Tom Hallinan, a Ceres resident who is also the Ceres city attorney, is running for the District 1 seat on the California State Board of Equalization with the goal of abolishing it.
The Democrat is running against Ted Gaines of El Dorado Hills, a Republican California state senator.
The Board of Equalization is responsible for reviewing, equalizing, or adjusting property tax assessments, assessing taxes on insurers, and assessing/collecting excise taxes on alcoholic beverages. It also acts as the appellate body for corporate franchise and personal income tax appeals.
Hallinan, however, wants to see the board ended, not mended. In May he released an opinion that the BOE needs to be dissolved.
“There’s simply no reason for the state Board of Equalization (BOE) to exist in the 21st Century,” said Hallinan, who noted that Gov. Brown and the state Legislature stripped the agency of 90 percent of its functions, leaving the BOE with “merely overseeing the review and adjustment of property tax assessments which are conducted by its few remaining employees.”
“That is simply not a full-time job for these elected officials, and paying them for it is a colossal waste of taxpayer dollars which could otherwise be used for schools and roads,” said Hallinan.
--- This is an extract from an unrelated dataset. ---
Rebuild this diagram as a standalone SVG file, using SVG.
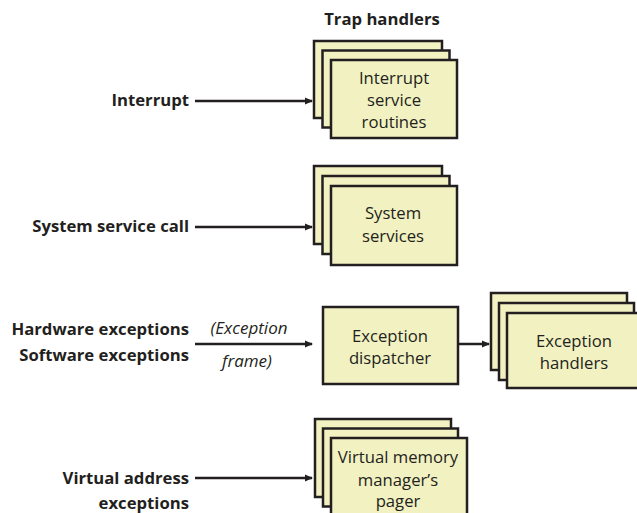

He said he wants to work to convince the governor and Legislature that they should put a Constitutional amendment on the ballot asking voters to completely abolish the BOE.
“The Board of Equalization is the only elected state tax board in the country (most states have a Department of Revenue in its place). The BOE is an accident of history. It was created in 1879 to address a perception that landowners in foothill mining counties had bribed their local assessors, thereby shifting tax burdens to agricultural counties. That issue was addressed long ago, and there have been calls to eliminate the BOE since 1929. It has been an embarrassment for decades, and has become a soft-landing spot for mostly term limited politicians looking for another government paycheck and having nothing better to do.”
The Courier reached out to Gaines by phone and email for his views and he did not return either.
Hallinan also serves as chairman of the California Law Revision Commission, a state agency responsible for studying problem areas in California law and recommending needed reforms to the governor and Legislature.
Hallinan was appointed to the Commission in 2015 by Gov. Jerry Brown. He received his Juris Doctorate degree from the Lincoln Law School in Sacramento. He is a partner with Churchwell White LLP and has served as city/special district attorney for a dozen of local governmental agencies over the past 22 years. Active in the Central Valley City Attorney Association, Hallinan is the current Valley representative to the League of California Cities Legal Advocacy Committee.
Gaines represents the 1st Senate District, which includes all or parts of Alpine, El Dorado, Lassen, Modoc, Nevada, Placer, Plumas, Sacramento, Shasta, Sierra and Siskiyou counties. Prior to his election to the Senate, Gaines served the 4th State Assembly District from 2006 to 2011. As a member of the Assembly, Ted authored legislation to cap the state’s spending and set aside money into a rainy-day reserve fund and has repeatedly introduced legislation to reduce the number of burdensome regulations on the state’s books and provide tax-relief for hard-working California families.
Gaines has received an A grade from the Howard Jarvis Taxpayer’s Association for nine consecutive years.
and also annually receives top scores on the California Taxpayers Association’s Voting Record. In addition, he obtained a perfect «Job Creator» rating from the California Chamber of Commerce.